## Dataset extract
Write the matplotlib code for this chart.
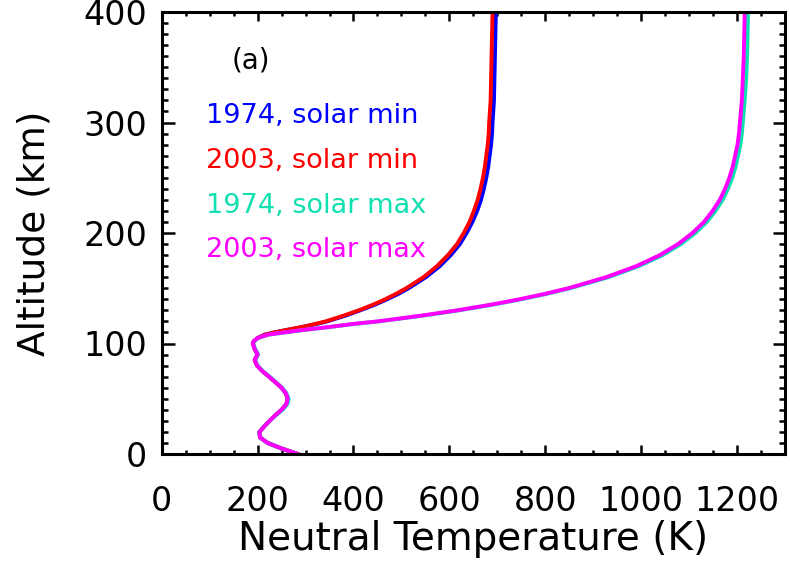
import numpy as np
import matplotlib.pyplot as plt
from matplotlib.ticker import MultipleLocator

# altitude grid (km): troposphere to mesosphere, then thermosphere
alt_low = [0, 5, 10, 15, 20, 25, 30, 35, 40, 45, 50, 55, 60, 65, 70, 75,
           80, 85, 90, 95, 100]
alt_high = [102, 105, 108, 110, 112, 115, 118, 120, 125, 130, 135, 140, 145,
            150, 160, 170, 180, 190, 200, 210, 220, 230, 240, 250, 260, 270,
            280, 290, 300, 320, 340, 360, 380, 400]
alt = alt_low + alt_high

# neutral temperature (K)
low_common = [284, 250, 221, 205, 204, 214, 225, 237, 250, 260, 263, 259,
              250, 237, 224, 210, 199, 194, 200, 194, 190]
low_1974_max = [284, 250, 221, 205, 204, 214, 225, 238, 252, 262, 265, 260,
                251, 238, 225, 211, 200, 195, 201, 195, 191]

t_1974_min = low_common + [192, 200, 215, 235, 258, 295, 326, 345, 382, 414,
                           444, 470, 494, 515, 551, 580, 603, 622, 636, 648,
                           658, 666, 672, 677, 681, 684, 687, 689, 690, 693,
                           694, 695, 696, 697]
t_2003_min = low_common + [192, 200, 215, 235, 257, 293, 323, 342, 378, 411,
                           440, 466, 489, 510, 546, 574, 597, 616, 630, 642,
                           651, 659, 665, 670, 674, 677, 680, 682, 683, 686,
                           687, 688, 689, 690]
t_1974_max = low_1974_max + [193, 201, 223, 257, 292, 352, 408, 453, 542,
                             620, 689, 750, 804, 852, 932, 995, 1045, 1083,
                             1113, 1137, 1155, 1170, 1181, 1190, 1197, 1202,
                             1207, 1210, 1212, 1216, 1219, 1221, 1222, 1223]
t_2003_max = low_common + [192, 200, 222, 255, 290, 350, 405, 450, 538, 616,
                           685, 746, 800, 848, 927, 990, 1039, 1077, 1107,
                           1131, 1149, 1164, 1175, 1184, 1191, 1196, 1201,
                           1204, 1206, 1210, 1212, 1214, 1215, 1216]

series = [
    ('1974, solar min', t_1974_min, '#0000FF'),
    ('2003, solar min', t_2003_min, '#FF0000'),
    ('1974, solar max', t_1974_max, '#10E0B0'),
    ('2003, solar max', t_2003_max, '#FF00FF'),
]

xticks = [0, 200, 400, 600, 800, 1000, 1200]
yticks = [0, 100, 200, 300, 400]

W, H = 790, 566
fig = plt.figure(figsize=(W / 100, H / 100), dpi=100)
x0, x1, ytop, ybot = 161.7, 785, 12, 454
ax = fig.add_axes([x0 / W, 1 - ybot / H, (x1 - x0) / W, (ybot - ytop) / H])

for label, temp, col in series:
    ax.plot(temp, alt, color=col, lw=2.8, solid_joinstyle='round')

ax.set_xlim(0, 1300)
ax.set_ylim(0, 400)
ax.set_xticks(xticks)
ax.set_yticks(yticks)
ax.xaxis.set_minor_locator(MultipleLocator(50))
ax.yaxis.set_minor_locator(MultipleLocator(10))

for s in ax.spines.values():
    s.set_linewidth(2.2)
ax.tick_params(which='both', direction='in', top=True, right=True, width=1.8,
               labelsize=24)
ax.xaxis.set_tick_params(which='major', length=6.5, pad=22)
ax.xaxis.set_tick_params(which='minor', length=3.2)
ax.yaxis.set_tick_params(which='major', length=9, pad=10.5)
ax.yaxis.set_tick_params(which='minor', length=4.3)

ax.set_xlabel('Neutral Temperature (K)', fontsize=28, labelpad=2)
ax.set_ylabel('Altitude (km)', fontsize=27, labelpad=22)


def axfrac(px, py):
    return (px - x0) / (x1 - x0), (ybot - py) / (ybot - ytop)


ax.text(*axfrac(232, 68), '(a)', transform=ax.transAxes, fontsize=20,
        va='baseline', ha='left')
for (label, temp, col), base in zip(series, [123, 168, 213, 257]):
    ax.text(*axfrac(206, base), label, transform=ax.transAxes, fontsize=19.5,
            color=col, va='baseline', ha='left')

fig.savefig('out.png', dpi=100)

## Instruction
Your copy of the data should match it exactly, except that pictures are left out.

## Complete output
Write the matplotlib code for this chart.
import numpy as np
import matplotlib.pyplot as plt
from matplotlib.ticker import MultipleLocator

# altitude grid (km): troposphere to mesosphere, then thermosphere
alt_low = [0, 5, 10, 15, 20, 25, 30, 35, 40, 45, 50, 55, 60, 65, 70, 75,
           80, 85, 90, 95, 100]
alt_high = [102, 105, 108, 110, 112, 115, 118, 120, 125, 130, 135, 140, 145,
            150, 160, 170, 180, 190, 200, 210, 220, 230, 240, 250, 260, 270,
            280, 290, 300, 320, 340, 360, 380, 400]
alt = alt_low + alt_high

# neutral temperature (K)
low_common = [284, 250, 221, 205, 204, 214, 225, 237, 250, 260, 263, 259,
              250, 237, 224, 210, 199, 194, 200, 194, 190]
low_1974_max = [284, 250, 221, 205, 204, 214, 225, 238, 252, 262, 265, 260,
                251, 238, 225, 211, 200, 195, 201, 195, 191]

t_1974_min = low_common + [192, 200, 215, 235, 258, 295, 326, 345, 382, 414,
                           444, 470, 494, 515, 551, 580, 603, 622, 636, 648,
                           658, 666, 672, 677, 681, 684, 687, 689, 690, 693,
                           694, 695, 696, 697]
t_2003_min = low_common + [192, 200, 215, 235, 257, 293, 323, 342, 378, 411,
                           440, 466, 489, 510, 546, 574, 597, 616, 630, 642,
                           651, 659, 665, 670, 674, 677, 680, 682, 683, 686,
                           687, 688, 689, 690]
t_1974_max = low_1974_max + [193, 201, 223, 257, 292, 352, 408, 453, 542,
                             620, 689, 750, 804, 852, 932, 995, 1045, 1083,
                             1113, 1137, 1155, 1170, 1181, 1190, 1197, 1202,
                             1207, 1210, 1212, 1216, 1219, 1221, 1222, 1223]
t_2003_max = low_common + [192, 200, 222, 255, 290, 350, 405, 450, 538, 616,
                           685, 746, 800, 848, 927, 990, 1039, 1077, 1107,
                           1131, 1149, 1164, 1175, 1184, 1191, 1196, 1201,
                           1204, 1206, 1210, 1212, 1214, 1215, 1216]

series = [
    ('1974, solar min', t_1974_min, '#0000FF'),
    ('2003, solar min', t_2003_min, '#FF0000'),
    ('1974, solar max', t_1974_max, '#10E0B0'),
    ('2003, solar max', t_2003_max, '#FF00FF'),
]

xticks = [0, 200, 400, 600, 800, 1000, 1200]
yticks = [0, 100, 200, 300, 400]

W, H = 790, 566
fig = plt.figure(figsize=(W / 100, H / 100), dpi=100)
x0, x1, ytop, ybot = 161.7, 785, 12, 454
ax = fig.add_axes([x0 / W, 1 - ybot / H, (x1 - x0) / W, (ybot - ytop) / H])

for label, temp, col in series:
    ax.plot(temp, alt, color=col, lw=2.8, solid_joinstyle='round')

ax.set_xlim(0, 1300)
ax.set_ylim(0, 400)
ax.set_xticks(xticks)
ax.set_yticks(yticks)
ax.xaxis.set_minor_locator(MultipleLocator(50))
ax.yaxis.set_minor_locator(MultipleLocator(10))

for s in ax.spines.values():
    s.set_linewidth(2.2)
ax.tick_params(which='both', direction='in', top=True, right=True, width=1.8,
               labelsize=24)
ax.xaxis.set_tick_params(which='major', length=6.5, pad=22)
ax.xaxis.set_tick_params(which='minor', length=3.2)
ax.yaxis.set_tick_params(which='major', length=9, pad=10.5)
ax.yaxis.set_tick_params(which='minor', length=4.3)

ax.set_xlabel('Neutral Temperature (K)', fontsize=28, labelpad=2)
ax.set_ylabel('Altitude (km)', fontsize=27, labelpad=22)


def axfrac(px, py):
    return (px - x0) / (x1 - x0), (ybot - py) / (ybot - ytop)


ax.text(*axfrac(232, 68), '(a)', transform=ax.transAxes, fontsize=20,
        va='baseline', ha='left')
for (label, temp, col), base in zip(series, [123, 168, 213, 257]):
    ax.text(*axfrac(206, base), label, transform=ax.transAxes, fontsize=19.5,
            color=col, va='baseline', ha='left')

fig.savefig('out.png', dpi=100)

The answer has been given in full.